The best websites to share public information aren’t created by the government, a leading civil servant has admitted.

By Nicole Kobie, 9 Jun 2009 at 15:36

web fix

Web-savvy geeks are showing the government a better way to share public information online - but some people just want to be shown a better loo.

Last year, the Cabinet Office ran a competition, asking people to mash up public data into something useful. Dubbed “Show us a better way,” the competition asked people to “suggest the sorts of websites which would be useful for them,” said Alexis Cleveland, director general of transformational government at the Cabinet Office, speaking at the Government Computing Live conference in London today.

Among the many suggestions was “Loo Finder” – a site accessible by mobile devices to let people find a toilet when they really, really need one.

But not all the suggestions were so physical. Many people requested a better way to access information about schools. Cleveland said her team asked the Department for Children, Schools and Families to put the necessary catchment data into the public domain – which they did.
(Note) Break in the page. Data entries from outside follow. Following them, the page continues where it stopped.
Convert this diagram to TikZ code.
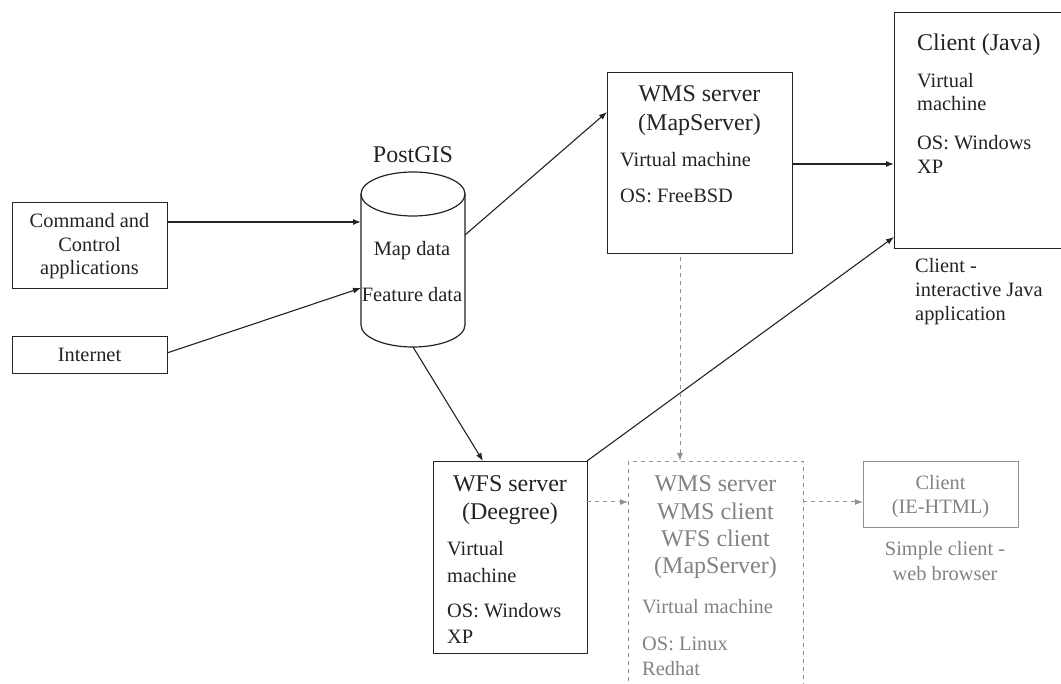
\documentclass[tikz,border=0pt]{standalone}
\usepackage{fontspec}
\setmainfont{Liberation Serif}
\usetikzlibrary{arrows.meta}
\definecolor{dk}{RGB}{35,35,35}
\definecolor{lg}{RGB}{145,145,145}
\definecolor{lgt}{RGB}{130,130,130}
\begin{document}
\begin{tikzpicture}[x=1pt,y=1pt,
  box/.style={draw=dk,line width=1.3pt,inner sep=0pt,anchor=north west},
  gbox/.style={draw=lg,line width=1pt,inner sep=0pt,anchor=north west},
  ttl/.style={font=\fontsize{24}{28}\selectfont,inner sep=0pt,anchor=base,text=dk},
  bd/.style={font=\fontsize{20.4}{24}\selectfont,inner sep=0pt,anchor=base west,text=dk},
  bdc/.style={bd,anchor=base},
  gttl/.style={ttl,text=lgt},
  gbd/.style={bd,text=lgt},
  gbdc/.style={bdc,text=lgt},
  arr/.style={draw=dk,line width=1.1pt,-{Latex[length=8pt,width=6pt]}},
  garr/.style={draw=lg,line width=1pt,dash pattern=on 4pt off 4pt,-{Latex[length=8pt,width=6pt]}}]
\useasboundingbox (0,0) rectangle (1061,-684);
\clip (0,0) rectangle (1061,-684);

% Command and Control
\node[box,minimum width=155pt,minimum height=86pt] (cmd) at (12,-202) {};
\node[bdc] (cmdt1) at (89.5,-228) {Command and};
\node[bdc] (cmdt2) at (89.5,-252) {Control};
\node[bdc] (cmdt3) at (89.5,-275) {applications};

% Internet
\node[box,minimum width=155pt,minimum height=37pt] (inet) at (12,-336) {};
\node[bdc] (inett) at (89.5,-362) {Internet};

% PostGIS cylinder
\node[inner sep=0pt,minimum width=104pt,minimum height=175pt,anchor=north west] (db) at (361,-172) {};
\draw[draw=dk,line width=1.2pt] (413,-194) ellipse [x radius=52,y radius=22];
\draw[draw=dk,line width=1.2pt] (361,-194) -- (361,-325) arc[start angle=180,end angle=360,x radius=52,y radius=22] -- (465,-194);
\node[ttl] (dbt) at (413,-163) {PostGIS};
\node[bdc] (dbt1) at (412,-256) {Map data};
\node[bdc] (dbt2) at (412,-302) {Feature data};

% WMS server
\node[box,minimum width=185pt,minimum height=181pt] (wms) at (607,-72) {};
\node[ttl] (wmst1) at (699.5,-102) {WMS server};
\node[ttl] (wmst2) at (699.5,-131) {(MapServer)};
\node[bd] (wmst3) at (620,-167) {Virtual machine};
\node[bd] (wmst4) at (620,-203) {OS: FreeBSD};

% Client (Java)
\node[box,minimum width=190pt,minimum height=236pt] (java) at (894,-12) {};
\node[ttl,anchor=base west] (javat1) at (917,-51) {Client (Java)};
\node[bd] (javat2) at (917,-88) {Virtual};
\node[bd] (javat3) at (917,-111) {machine};
\node[bd] (javat4) at (917,-150) {OS: Windows};
\node[bd] (javat5) at (917,-174) {XP};
\node[bd] (javat6) at (915,-273) {Client -};
\node[bd] (javat7) at (915,-297) {interactive Java};
\node[bd] (javat8) at (915,-321) {application};

% WFS server
\node[box,minimum width=154pt,minimum height=192pt] (wfs) at (433,-461) {};
\node[ttl] (wfst1) at (510,-492) {WFS server};
\node[ttl] (wfst2) at (510,-519) {(Deegree)};
\node[bd] (wfst3) at (447,-555) {Virtual};
\node[bd] (wfst4) at (447,-582) {machine};
\node[bd] (wfst5) at (447,-617) {OS: Windows};
\node[bd] (wfst6) at (447,-643) {XP};

% WMS server (grey, dashed)
\node[gbox,dash pattern=on 4pt off 4pt,minimum width=175pt,minimum height=250pt] (wms2) at (628,-461) {};
\node[gttl] (wms2t1) at (715.5,-492) {WMS server};
\node[gttl] (wms2t2) at (715.5,-520) {WMS client};
\node[gttl] (wms2t3) at (715.5,-547) {WFS client};
\node[gttl] (wms2t4) at (715.5,-573) {(MapServer)};
\node[gbd] (wms2t5) at (642,-613) {Virtual machine};
\node[gbd] (wms2t6) at (642,-650) {OS: Linux};
\node[gbd] (wms2t7) at (642,-675) {Redhat};

% Client (IE-HTML)
\node[gbox,minimum width=155pt,minimum height=66pt] (ie) at (863,-461) {};
\node[gbdc] (iet1) at (940.5,-490) {Client};
\node[gbdc] (iet2) at (940.5,-514) {(IE-HTML)};
\node[gbdc] (iet3) at (945,-555) {Simple client -};
\node[gbdc] (iet4) at (945,-580) {web browser};

% connector end points
\coordinate (cmdE) at (cmd.east);
\coordinate (dbIn1) at (361,-222);
\coordinate (inetE) at (167,-353);
\coordinate (dbIn2) at (361,-288);
\coordinate (dbOut1) at (465,-235);
\coordinate (wmsIn) at (607,-112);
\coordinate (wmsOut) at (792,-164);
\coordinate (javaIn1) at (894,-164);
\coordinate (dbOut2) at (413,-347);
\coordinate (wfsIn) at (483,-461);
\coordinate (wfsOut) at (587,-461);
\coordinate (javaIn2) at (894,-237);
\coordinate (wmsDown) at (680,-257);
\coordinate (wms2In) at (680,-461);
\coordinate (wfsR) at (587,-502);
\coordinate (wms2L) at (628,-502);
\coordinate (wms2R) at (803,-502);
\coordinate (ieL) at (863,-502);

\draw[arr] (cmdE |- dbIn1) -- (dbIn1);
\draw[arr] (inetE) -- (dbIn2);
\draw[arr] (dbOut1) -- (wmsIn);
\draw[arr] (wmsOut) -- (javaIn1);
\draw[arr] (dbOut2) -- (wfsIn);
\draw[arr] (wfsOut) -- (javaIn2);
\draw[garr] (wmsDown) -- (wms2In);
\draw[garr] (wfsR) -- (wms2L);
\draw[garr] (wms2R) -- (ieL);
\end{tikzpicture}
\end{document}
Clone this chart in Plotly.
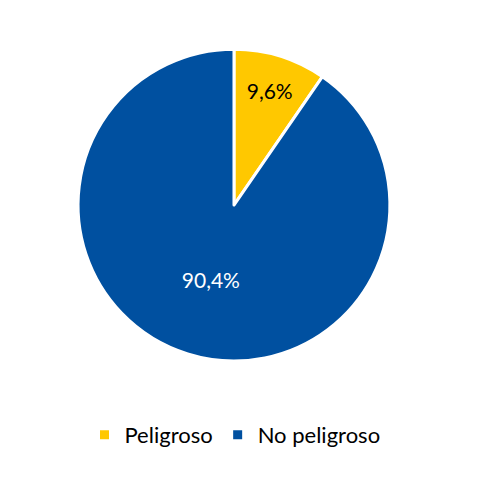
import plotly.graph_objects as go

labels = ["Peligroso", "No peligroso"]
values = [9.6, 90.4]
colors = ["#FFC800", "#0050A0"]

FONT = "Lato"

fig = go.Figure(go.Pie(
    labels=labels,
    values=values,
    sort=False,
    direction="clockwise",
    rotation=0,
    marker=dict(colors=colors, line=dict(color="white", width=3)),
    texttemplate="%{value:.1f}%",
    textposition="inside",
    insidetextorientation="horizontal",
    textfont=dict(size=21, color=["#000000", "#ffffff"], family=FONT),
    hoverinfo="skip",
    domain=dict(x=[0.1443, 0.7876], y=[0.263, 0.914]),
))

fig.update_layout(
    width=485, height=479,
    margin=dict(l=0, r=0, t=0, b=0),
    paper_bgcolor="white",
    separators=",.",
    font=dict(family=FONT, size=21, color="#000000"),
    showlegend=True,
    legend=dict(orientation="h", x=0.468, xanchor="center", y=0.1086, yanchor="middle",
                font=dict(size=22), itemwidth=30),
)

fig.write_html("out.html")
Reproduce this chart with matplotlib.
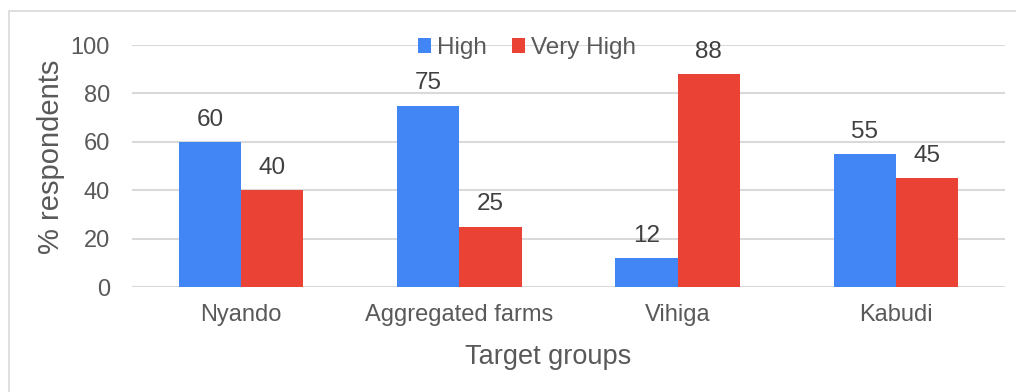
import matplotlib
matplotlib.use("Agg")
import matplotlib.pyplot as plt
import numpy as np
from matplotlib.patches import Rectangle

categories = ["Nyando", "Aggregated farms", "Vihiga", "Kabudi"]
high = [60, 75, 12, 55]
very_high = [40, 25, 88, 45]
yticks = [0, 20, 40, 60, 80, 100]

plt.rcParams["font.family"] = ["Liberation Sans", "DejaVu Sans"]

W, H = 1016, 392
fig = plt.figure(figsize=(W / 100, H / 100), dpi=100)
fig.patch.set_facecolor("white")

# outer chart frame
fig.add_artist(Rectangle((9 / W, -0.1), 1.2, (H - 11) / H + 0.1,
                         transform=fig.transFigure, fill=False,
                         edgecolor="#d9d9d9", linewidth=1.2))

left, right, top, bottom = 132, 1005, 45, 287
ax = fig.add_axes([left / W, 1 - bottom / H, (right - left) / W, (bottom - top) / H])

x = np.arange(len(categories))
w = 0.285
blue, red = "#4285F4", "#EA4335"
b1 = ax.bar(x - w / 2, high, w, color=blue, label="High", zorder=3)
b2 = ax.bar(x + w / 2, very_high, w, color=red, label="Very High", zorder=3)

for bars, vals in ((b1, high), (b2, very_high)):
    for r, v in zip(bars, vals):
        ax.annotate(f"{v}", (r.get_x() + r.get_width() / 2, v),
                    xytext=(0, 8), textcoords="offset points",
                    ha="center", va="bottom", fontsize=17.5, color="#404040")

ax.set_xlim(-0.5, len(categories) - 0.5)
ax.set_ylim(0, 100)
ax.set_yticks(yticks)
ax.set_xticks(x)
ax.set_xticklabels(categories)
ax.tick_params(axis="both", length=0, labelsize=17, labelcolor="#595959")
ax.tick_params(axis="y", pad=16)
ax.tick_params(axis="x", pad=12)
ax.grid(axis="y", color="#d9d9d9", linewidth=1.5, zorder=0)
for s in ax.spines.values():
    s.set_visible(False)

fig.text(51 / W, 1 - 157 / H, "% respondents", rotation=90, ha="center", va="center",
         fontsize=21, color="#595959")
fig.text(548 / W, 1 - 357 / H, "Target groups", ha="center", va="center",
         fontsize=19.5, color="#595959")

leg = fig.legend(handles=[b1, b2], labels=["High", "Very High"],
                 loc="center", bbox_to_anchor=(527 / W, 1 - 48 / H),
                 ncol=2, frameon=False, fontsize=17.5, handlelength=0.55,
                 handleheight=0.55, handletextpad=0.25, columnspacing=1.0)
for t in leg.get_texts():
    t.set_color("#595959")

fig.savefig("out.png", dpi=100, facecolor="white")
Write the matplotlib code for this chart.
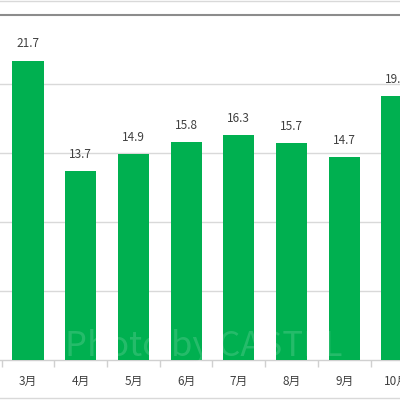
import matplotlib
matplotlib.use("Agg")
import matplotlib.pyplot as plt
from matplotlib.lines import Line2D

plt.rcParams['font.family'] = ['Noto Sans CJK JP', 'DejaVu Sans']

months = ['3月', '4月', '5月', '6月', '7月', '8月', '9月', '10月']
values = [21.7, 13.7, 14.9, 15.8, 16.3, 15.7, 14.7, 19.1]
labels = ['21.7', '13.7', '14.9', '15.8', '16.3', '15.7', '14.7', '19.1']

fig = plt.figure(figsize=(4, 4), dpi=100)
ax = fig.add_axes([0, 0.1, 1, 0.8625])

x = list(range(len(months)))
ax.bar(x, values, width=0.59, color='#00B050', zorder=3)

ax.set_ylim(0, 25)
ax.set_yticks([5, 10, 15, 20])
ax.yaxis.grid(True, color='#d9d9d9', linewidth=1, zorder=0)
ax.tick_params(axis='y', left=False, labelleft=False)

for s in ['left', 'right']:
    ax.spines[s].set_visible(False)
ax.spines['top'].set_color('#8c8c8c')
ax.spines['top'].set_linewidth(1.5)
ax.spines['bottom'].set_color('#d0d0d0')
ax.spines['bottom'].set_linewidth(1)

ax.set_xticks(x)
ax.set_xticklabels(months, fontsize=8.5, color='#404040')
ax.tick_params(axis='x', length=0, pad=10.5)
ax.set_xticks([i - 0.5 for i in range(len(months))], minor=True)
ax.tick_params(axis='x', which='minor', length=5, color='#d0d0d0', width=1)
ax.set_xlim(-0.531, 7.059)

for xi, v, lab in zip(x, values, labels):
    ax.annotate(lab, (xi, v), xytext=(0, 7.5), textcoords='offset points',
                ha='center', va='bottom', fontsize=8.5, color='#404040',
                annotation_clip=False)

fig.text(0.51, 0.135, 'Photo by CASTEL', fontsize=25, color='white',
         alpha=0.15, ha='center', va='center', zorder=10)

fig.add_artist(Line2D([0, 1], [0.998, 0.998], color='#d9d9d9', linewidth=1))
fig.add_artist(Line2D([0, 1], [0.005, 0.005], color='#d9d9d9', linewidth=1))

fig.savefig('out.png', dpi=100, facecolor='white')
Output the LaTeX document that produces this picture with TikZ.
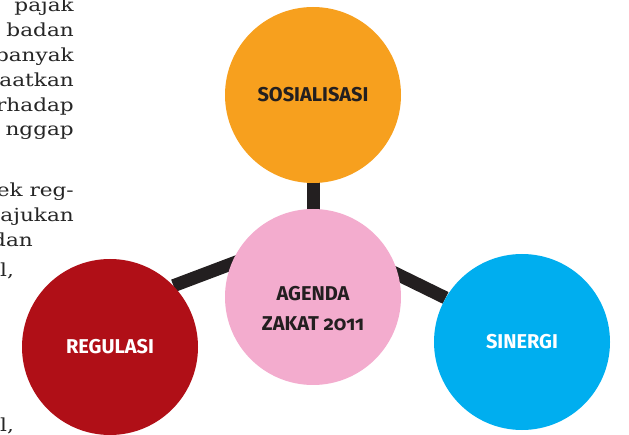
\documentclass[tikz,border=0pt]{standalone}
\usepackage{fontspec}
\setsansfont{Fira Sans}[Numbers=OldStyle]
\newfontfamily\bodyfont{DejaVu Serif}[FakeStretch=1.2]
\usepackage{tikz}
\usetikzlibrary{backgrounds}
\definecolor{oranye}{RGB}{247,160,30}
\definecolor{merahmuda}{RGB}{243,172,206}
\definecolor{merah}{RGB}{176,15,23}
\definecolor{biru}{RGB}{0,174,239}
\definecolor{garis}{RGB}{35,31,32}
\tikzset{
	bubble/.style = {
		circle,
		minimum size = 176pt,
		inner sep    = 0pt,
		draw         = none,
		align        = center,
		font         = \sffamily\bfseries\fontsize{20}{30}\selectfont
	},
	caption/.style = {
		inner sep = 0pt,
		align     = center,
		font      = \sffamily\bfseries\fontsize{20}{30}\selectfont
	},
	spoke/.style = {draw = garis, line width = 13pt},
	body/.style  = {
		anchor     = base east,
		inner sep  = 0pt,
		text       = black!85,
		font       = \bodyfont\fontsize{18}{24}\selectfont
	}
}

\begin{document}
\begin{tikzpicture}[x = 1pt, y = -1pt]
	\useasboundingbox (0,0) rectangle (629,435);
	% column of body text running off the left edge
	\foreach \baris/\y/\x in {pajak/12/74, badan/37/74, banyak/62/74, aatkan/87/74,
		rhadap/112/74, nggap/136/74, ek reg-/197/74, ajukan/222/74, dan/247/33}
	\node[body] (baris\y) at (\x,\y) {\baris};
	\node[body, anchor = base west] (koma1) at (0,277) {l,};
	\node[body, anchor = base west] (koma2) at (0,431) {l,};
	% the four circles
	\node[bubble, fill = oranye, text = garis] (sosialisasi) at (313,95) {SOSIALISASI};
	\node[bubble, fill = merahmuda] (agenda) at (313,297) {};
	\node[caption, text = garis] (agendatext) at ([yshift=-12pt]agenda.center) {AGENDA\\ZAKAT 2011};
	\node[bubble, fill = merah, text = white] (regulasi) at (110,347) {REGULASI};
	\node[bubble, fill = biru, text = white] (sinergi) at (522,342) {SINERGI};
	% spokes meet under the top circle
	\coordinate (hub) at (313,233);
	\begin{scope}[on background layer]
		\draw[spoke] (sosialisasi.center) -- (hub);
		\draw[spoke] (hub) -- (regulasi.44);
		\draw[spoke] (hub) -- (sinergi.150);
	\end{scope}
\end{tikzpicture}
\end{document}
“Geeks working away in the background, even before the competition was finished, completed ‘School Maps’,” explained Cleveland. That mashup lets people put their address in and find schools as well as performance data.

Cleveland noted that the site was “better than the DCSF” could do, and it “cost the government nothing to create.” It was one of the sites that won funding in last year's competition.

Cleveland said such achievements show that well-meaning citizens should be given access to data, as they’re much better at sharing it than the government.

For example, Cleveland noted that anyone wanting information about their MP would struggle to find anything useful on the official Parliament website, with much data held behind a subscription wall.

But the privately made site They Work For You holds a wealth of information about MPs, and it’s all free and easy to use. So easy in fact, it’s how members of the Cabinet Office have been keeping up with the many recent ministerial changes.

“If you’re sitting in the Cabinet Office... you don’t go to the Parliament site, you go to They Work For You,” Cleveland admitted.